Berlins Schulen melden offenbar nur einen Bruchteil ihrer Gewaltvorfälle. Dies belegen die Vergleichszahlen der Polizeistatistik. Demnach lagen die Polizeizahlen in den vergangenen Jahren stets um das Vierfache höher als die der Schulen. Die Gründe sind vielfältig. Einige Rektoren geben zu bedenken, dass Kollegen um den Ruf ihrer Schule bangen und sich deshalb zurückhalten, andere weisen darauf hin, dass manche Familien nicht die Schule, sondern nur die Polizei informieren. Wichtig ist auch, dass die Schulen nicht alle Taten melden müssen.

Zur Veranschaulichung: Im Schuljahr 2010/11 wusste die Bildungsbehörde von 1470 Delikten, die Polizei aber von knapp 5900. In den Vorjahren war die Diskrepanz zwischen den Angaben ähnlich groß. Laut Polizei könnte dies damit zu tun haben könnte, dass sie auch Taten von Schulfremden und Taten auf dem Schulweg vermerkt. Dies allerdings müssten die Schulen auch - jedenfalls solange das Geschehen einen „direkten Bezug zur Schule sowie ihren Schülern hat“, wie es im Notfallplan heißt.

Ein weiterer Erklärungsversuch betrifft die Tatsache, dass Schulen Vorfälle der niedrigen Gefahrenstufe wie Mobbing und Beleidigung nicht melden müssen. Und die Rubrik „Diebstahl“ ist nicht einmal vorhanden, was ebenfalls die Gesamtzahl der Meldungen erheblich reduziert, denn die Polizei hat allein 2010/11 über 2000 leichte und schwere Diebstähle erfasst.
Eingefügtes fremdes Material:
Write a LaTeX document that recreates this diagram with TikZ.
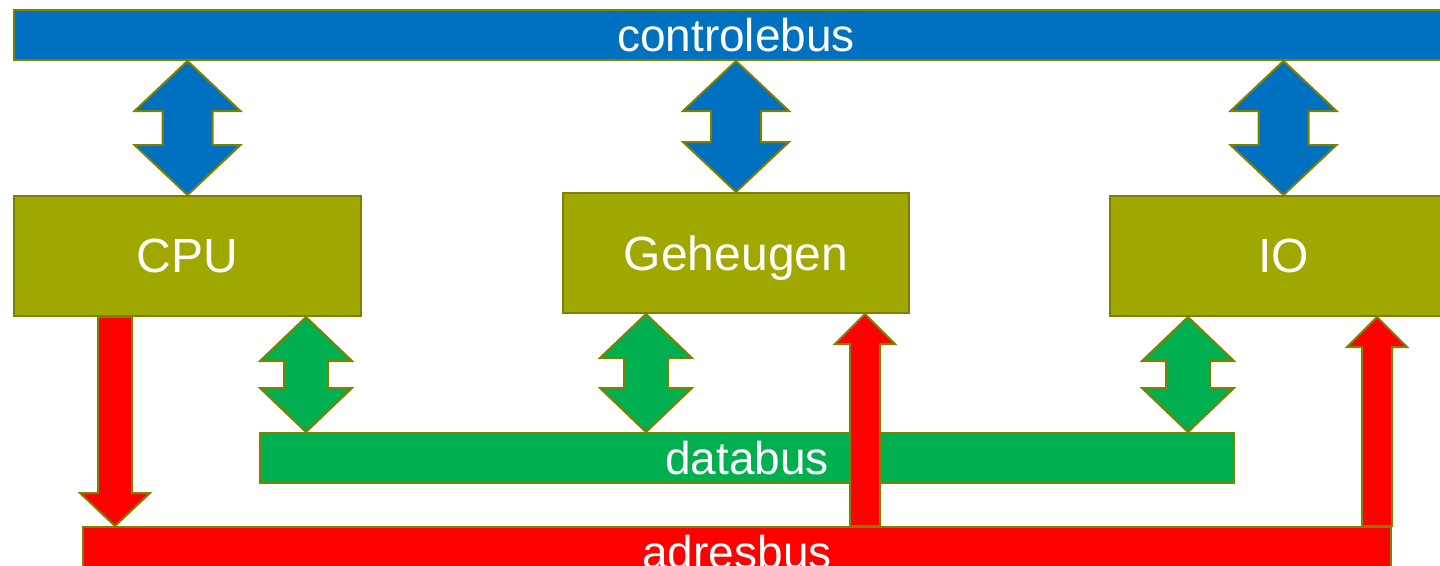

Hingegen erfragt die Schulverwaltung nur Raub, also Diebstahl mit Gewalt.

Eine weitere Rolle könnten die komplizierten dreiseitigen Meldebögen spielen. „Es ist ja nicht damit getan, dass man die Papiere ausfüllt“, gibt Paul Schuknecht von der Vereinigung der GEW-Schulleiter zu bedenken. Vielmehr müsse man auch ermitteln, was sich genau ereignet habe. Das aber könne Tage dauern, während die Bildungsverwaltung die Meldungen sofort haben wolle. So könne das eine oder andere Delikt unter den Tisch fallen, was aber nicht heiße, dass intern mit dem Schüler nicht „erzieherisch“ gearbeitet werde.

Trotz des aufwändigen Meldeverfahrens haben die Schulen für 2011/12 über 1800 Vorfälle mitgeteilt – mehr als je zuvor - und auch solche, die nicht meldepflichtig waren (wir berichteten). Dies könnte laut Schuknecht damit zusammenhängen, dass sich die Lehrer „weniger gefallen lassen“: Sie waren in jedem vierten gemeldeten Fall betroffen, indem sie beleidigt oder bedroht wurden. Rund 40 Mal waren Pädagogen sogar körperlicher Gewalt ausgesetzt. Im Vorjahr wurden sie nur in jedem fünften der gemeldeten Fälle als Opfer benannt.

Die Vergleichszahlen der Polizei für das Schuljahr 2011/12 werden erst mit der neuen Kriminalitätsstatistik im März bekannt gegeben.